**Aim:**
Produce a word-for-word copy of the listing below without its pictures.

━━━━━━

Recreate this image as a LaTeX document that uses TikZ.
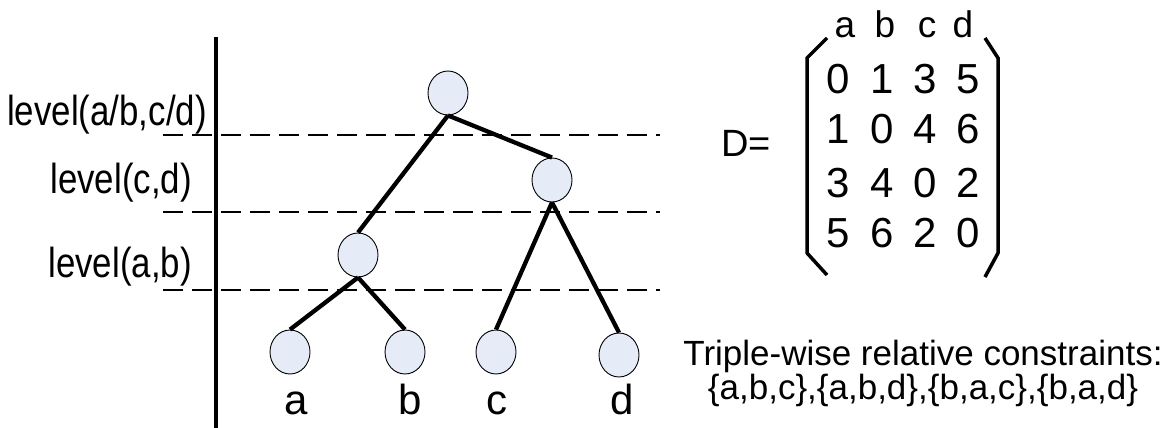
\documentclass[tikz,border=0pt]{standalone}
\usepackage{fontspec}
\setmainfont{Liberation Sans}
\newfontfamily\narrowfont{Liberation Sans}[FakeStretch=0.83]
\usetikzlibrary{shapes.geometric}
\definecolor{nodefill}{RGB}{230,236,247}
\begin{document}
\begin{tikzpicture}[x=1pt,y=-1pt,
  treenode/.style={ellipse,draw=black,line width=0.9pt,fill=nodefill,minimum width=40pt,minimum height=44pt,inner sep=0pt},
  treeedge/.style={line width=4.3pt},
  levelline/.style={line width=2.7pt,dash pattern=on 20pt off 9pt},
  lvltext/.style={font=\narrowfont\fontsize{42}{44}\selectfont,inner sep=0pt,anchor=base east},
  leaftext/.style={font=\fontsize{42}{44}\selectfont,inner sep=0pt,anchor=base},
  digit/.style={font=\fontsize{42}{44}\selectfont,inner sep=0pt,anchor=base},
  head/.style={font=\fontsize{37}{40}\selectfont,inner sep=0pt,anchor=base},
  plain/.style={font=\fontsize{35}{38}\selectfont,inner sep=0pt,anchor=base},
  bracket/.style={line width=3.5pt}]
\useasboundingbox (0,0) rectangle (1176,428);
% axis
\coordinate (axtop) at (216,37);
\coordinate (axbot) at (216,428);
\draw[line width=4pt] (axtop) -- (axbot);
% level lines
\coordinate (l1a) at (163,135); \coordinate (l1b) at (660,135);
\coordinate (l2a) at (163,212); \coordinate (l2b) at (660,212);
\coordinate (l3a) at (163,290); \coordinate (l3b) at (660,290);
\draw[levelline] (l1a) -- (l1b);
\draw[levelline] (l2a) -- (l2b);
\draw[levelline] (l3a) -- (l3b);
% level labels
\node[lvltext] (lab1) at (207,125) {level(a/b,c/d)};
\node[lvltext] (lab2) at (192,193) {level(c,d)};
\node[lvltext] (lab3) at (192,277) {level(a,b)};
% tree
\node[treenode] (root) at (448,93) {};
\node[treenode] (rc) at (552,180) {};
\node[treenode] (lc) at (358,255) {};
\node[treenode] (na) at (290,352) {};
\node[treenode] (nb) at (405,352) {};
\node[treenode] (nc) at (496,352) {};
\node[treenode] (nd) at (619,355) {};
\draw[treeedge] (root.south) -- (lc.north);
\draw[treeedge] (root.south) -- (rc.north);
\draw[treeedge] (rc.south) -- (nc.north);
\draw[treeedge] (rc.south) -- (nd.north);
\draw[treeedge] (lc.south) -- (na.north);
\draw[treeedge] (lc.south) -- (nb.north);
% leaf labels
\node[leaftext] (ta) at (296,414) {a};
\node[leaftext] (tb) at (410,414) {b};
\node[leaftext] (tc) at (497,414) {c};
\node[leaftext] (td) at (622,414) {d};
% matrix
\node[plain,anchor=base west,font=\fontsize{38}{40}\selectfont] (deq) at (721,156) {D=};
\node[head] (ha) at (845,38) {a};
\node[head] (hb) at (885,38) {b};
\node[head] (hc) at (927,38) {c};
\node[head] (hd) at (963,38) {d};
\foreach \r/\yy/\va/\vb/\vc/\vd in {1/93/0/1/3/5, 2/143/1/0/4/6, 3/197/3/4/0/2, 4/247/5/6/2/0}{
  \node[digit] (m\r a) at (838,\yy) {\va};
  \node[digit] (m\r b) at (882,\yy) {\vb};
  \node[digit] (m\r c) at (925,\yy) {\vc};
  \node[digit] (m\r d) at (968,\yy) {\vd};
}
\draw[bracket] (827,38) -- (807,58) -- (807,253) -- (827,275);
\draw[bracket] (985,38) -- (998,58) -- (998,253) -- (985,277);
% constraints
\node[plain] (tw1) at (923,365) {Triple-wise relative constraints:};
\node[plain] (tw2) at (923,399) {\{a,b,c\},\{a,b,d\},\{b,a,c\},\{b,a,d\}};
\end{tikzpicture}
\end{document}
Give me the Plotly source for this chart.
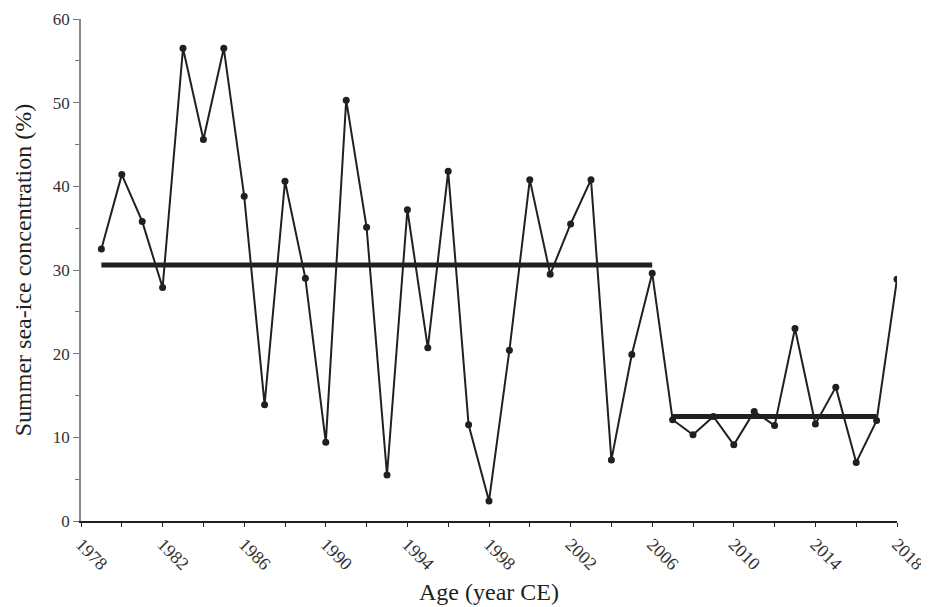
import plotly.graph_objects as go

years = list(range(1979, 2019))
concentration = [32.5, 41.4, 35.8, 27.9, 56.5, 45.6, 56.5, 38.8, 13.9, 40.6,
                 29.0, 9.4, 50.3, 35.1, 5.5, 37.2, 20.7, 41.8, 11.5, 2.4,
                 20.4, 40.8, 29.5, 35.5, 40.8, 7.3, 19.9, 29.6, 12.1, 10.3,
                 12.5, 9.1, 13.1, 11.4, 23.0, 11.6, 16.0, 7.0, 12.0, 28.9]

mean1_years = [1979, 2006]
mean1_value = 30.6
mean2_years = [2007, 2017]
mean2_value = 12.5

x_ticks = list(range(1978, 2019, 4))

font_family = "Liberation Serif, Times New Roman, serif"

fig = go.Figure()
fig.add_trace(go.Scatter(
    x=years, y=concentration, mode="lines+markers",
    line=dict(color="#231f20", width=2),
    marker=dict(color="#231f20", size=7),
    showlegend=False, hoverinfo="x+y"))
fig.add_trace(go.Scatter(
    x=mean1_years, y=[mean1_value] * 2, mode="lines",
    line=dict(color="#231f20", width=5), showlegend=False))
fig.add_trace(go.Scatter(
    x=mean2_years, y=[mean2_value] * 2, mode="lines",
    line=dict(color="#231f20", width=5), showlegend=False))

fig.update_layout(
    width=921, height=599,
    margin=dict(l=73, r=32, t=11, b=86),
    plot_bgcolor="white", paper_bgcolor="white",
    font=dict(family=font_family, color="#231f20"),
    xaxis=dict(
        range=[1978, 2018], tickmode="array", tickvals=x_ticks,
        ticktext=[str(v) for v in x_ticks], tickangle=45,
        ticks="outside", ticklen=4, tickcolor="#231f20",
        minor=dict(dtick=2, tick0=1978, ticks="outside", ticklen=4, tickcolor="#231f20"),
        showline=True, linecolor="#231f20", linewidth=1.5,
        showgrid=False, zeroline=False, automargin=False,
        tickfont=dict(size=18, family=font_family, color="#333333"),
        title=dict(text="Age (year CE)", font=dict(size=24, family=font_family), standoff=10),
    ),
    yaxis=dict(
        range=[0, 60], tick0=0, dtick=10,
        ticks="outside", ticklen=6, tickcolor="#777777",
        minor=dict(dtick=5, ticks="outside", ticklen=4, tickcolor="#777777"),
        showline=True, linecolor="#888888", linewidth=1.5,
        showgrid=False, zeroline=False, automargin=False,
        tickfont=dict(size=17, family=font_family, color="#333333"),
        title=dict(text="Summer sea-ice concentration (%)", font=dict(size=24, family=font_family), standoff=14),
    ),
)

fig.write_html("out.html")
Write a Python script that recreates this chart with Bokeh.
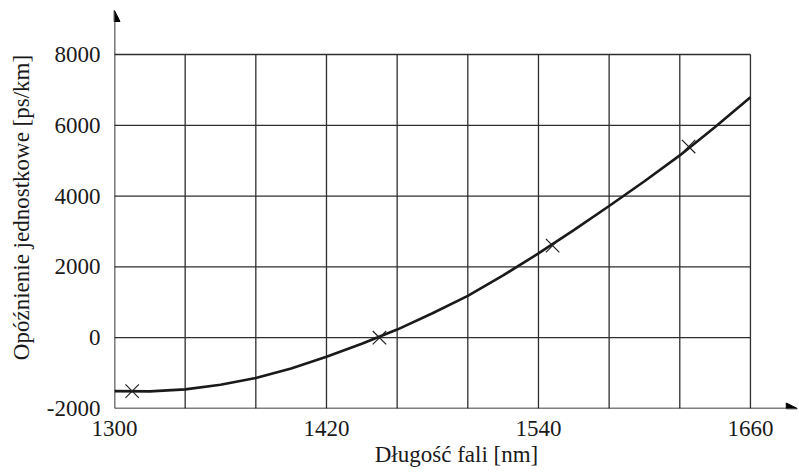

━━━━━━

**Task solution:**
Recreate this image as a LaTeX document that uses TikZ.
\documentclass[tikz,border=0pt]{standalone}
\usepackage{fontspec}
\setmainfont{Liberation Sans}
\newfontfamily\narrowfont{Liberation Sans}[FakeStretch=0.83]
\usetikzlibrary{shapes.geometric}
\definecolor{nodefill}{RGB}{230,236,247}
\begin{document}
\begin{tikzpicture}[x=1pt,y=-1pt,
  treenode/.style={ellipse,draw=black,line width=0.9pt,fill=nodefill,minimum width=40pt,minimum height=44pt,inner sep=0pt},
  treeedge/.style={line width=4.3pt},
  levelline/.style={line width=2.7pt,dash pattern=on 20pt off 9pt},
  lvltext/.style={font=\narrowfont\fontsize{42}{44}\selectfont,inner sep=0pt,anchor=base east},
  leaftext/.style={font=\fontsize{42}{44}\selectfont,inner sep=0pt,anchor=base},
  digit/.style={font=\fontsize{42}{44}\selectfont,inner sep=0pt,anchor=base},
  head/.style={font=\fontsize{37}{40}\selectfont,inner sep=0pt,anchor=base},
  plain/.style={font=\fontsize{35}{38}\selectfont,inner sep=0pt,anchor=base},
  bracket/.style={line width=3.5pt}]
\useasboundingbox (0,0) rectangle (1176,428);
% axis
\coordinate (axtop) at (216,37);
\coordinate (axbot) at (216,428);
\draw[line width=4pt] (axtop) -- (axbot);
% level lines
\coordinate (l1a) at (163,135); \coordinate (l1b) at (660,135);
\coordinate (l2a) at (163,212); \coordinate (l2b) at (660,212);
\coordinate (l3a) at (163,290); \coordinate (l3b) at (660,290);
\draw[levelline] (l1a) -- (l1b);
\draw[levelline] (l2a) -- (l2b);
\draw[levelline] (l3a) -- (l3b);
% level labels
\node[lvltext] (lab1) at (207,125) {level(a/b,c/d)};
\node[lvltext] (lab2) at (192,193) {level(c,d)};
\node[lvltext] (lab3) at (192,277) {level(a,b)};
% tree
\node[treenode] (root) at (448,93) {};
\node[treenode] (rc) at (552,180) {};
\node[treenode] (lc) at (358,255) {};
\node[treenode] (na) at (290,352) {};
\node[treenode] (nb) at (405,352) {};
\node[treenode] (nc) at (496,352) {};
\node[treenode] (nd) at (619,355) {};
\draw[treeedge] (root.south) -- (lc.north);
\draw[treeedge] (root.south) -- (rc.north);
\draw[treeedge] (rc.south) -- (nc.north);
\draw[treeedge] (rc.south) -- (nd.north);
\draw[treeedge] (lc.south) -- (na.north);
\draw[treeedge] (lc.south) -- (nb.north);
% leaf labels
\node[leaftext] (ta) at (296,414) {a};
\node[leaftext] (tb) at (410,414) {b};
\node[leaftext] (tc) at (497,414) {c};
\node[leaftext] (td) at (622,414) {d};
% matrix
\node[plain,anchor=base west,font=\fontsize{38}{40}\selectfont] (deq) at (721,156) {D=};
\node[head] (ha) at (845,38) {a};
\node[head] (hb) at (885,38) {b};
\node[head] (hc) at (927,38) {c};
\node[head] (hd) at (963,38) {d};
\foreach \r/\yy/\va/\vb/\vc/\vd in {1/93/0/1/3/5, 2/143/1/0/4/6, 3/197/3/4/0/2, 4/247/5/6/2/0}{
  \node[digit] (m\r a) at (838,\yy) {\va};
  \node[digit] (m\r b) at (882,\yy) {\vb};
  \node[digit] (m\r c) at (925,\yy) {\vc};
  \node[digit] (m\r d) at (968,\yy) {\vd};
}
\draw[bracket] (827,38) -- (807,58) -- (807,253) -- (827,275);
\draw[bracket] (985,38) -- (998,58) -- (998,253) -- (985,277);
% constraints
\node[plain] (tw1) at (923,365) {Triple-wise relative constraints:};
\node[plain] (tw2) at (923,399) {\{a,b,c\},\{a,b,d\},\{b,a,c\},\{b,a,d\}};
\end{tikzpicture}
\end{document}
Give me the Plotly source for this chart.
import plotly.graph_objects as go

years = list(range(1979, 2019))
concentration = [32.5, 41.4, 35.8, 27.9, 56.5, 45.6, 56.5, 38.8, 13.9, 40.6,
                 29.0, 9.4, 50.3, 35.1, 5.5, 37.2, 20.7, 41.8, 11.5, 2.4,
                 20.4, 40.8, 29.5, 35.5, 40.8, 7.3, 19.9, 29.6, 12.1, 10.3,
                 12.5, 9.1, 13.1, 11.4, 23.0, 11.6, 16.0, 7.0, 12.0, 28.9]

mean1_years = [1979, 2006]
mean1_value = 30.6
mean2_years = [2007, 2017]
mean2_value = 12.5

x_ticks = list(range(1978, 2019, 4))

font_family = "Liberation Serif, Times New Roman, serif"

fig = go.Figure()
fig.add_trace(go.Scatter(
    x=years, y=concentration, mode="lines+markers",
    line=dict(color="#231f20", width=2),
    marker=dict(color="#231f20", size=7),
    showlegend=False, hoverinfo="x+y"))
fig.add_trace(go.Scatter(
    x=mean1_years, y=[mean1_value] * 2, mode="lines",
    line=dict(color="#231f20", width=5), showlegend=False))
fig.add_trace(go.Scatter(
    x=mean2_years, y=[mean2_value] * 2, mode="lines",
    line=dict(color="#231f20", width=5), showlegend=False))

fig.update_layout(
    width=921, height=599,
    margin=dict(l=73, r=32, t=11, b=86),
    plot_bgcolor="white", paper_bgcolor="white",
    font=dict(family=font_family, color="#231f20"),
    xaxis=dict(
        range=[1978, 2018], tickmode="array", tickvals=x_ticks,
        ticktext=[str(v) for v in x_ticks], tickangle=45,
        ticks="outside", ticklen=4, tickcolor="#231f20",
        minor=dict(dtick=2, tick0=1978, ticks="outside", ticklen=4, tickcolor="#231f20"),
        showline=True, linecolor="#231f20", linewidth=1.5,
        showgrid=False, zeroline=False, automargin=False,
        tickfont=dict(size=18, family=font_family, color="#333333"),
        title=dict(text="Age (year CE)", font=dict(size=24, family=font_family), standoff=10),
    ),
    yaxis=dict(
        range=[0, 60], tick0=0, dtick=10,
        ticks="outside", ticklen=6, tickcolor="#777777",
        minor=dict(dtick=5, ticks="outside", ticklen=4, tickcolor="#777777"),
        showline=True, linecolor="#888888", linewidth=1.5,
        showgrid=False, zeroline=False, automargin=False,
        tickfont=dict(size=17, family=font_family, color="#333333"),
        title=dict(text="Summer sea-ice concentration (%)", font=dict(size=24, family=font_family), standoff=14),
    ),
)

fig.write_html("out.html")
Write a Python script that recreates this chart with Bokeh.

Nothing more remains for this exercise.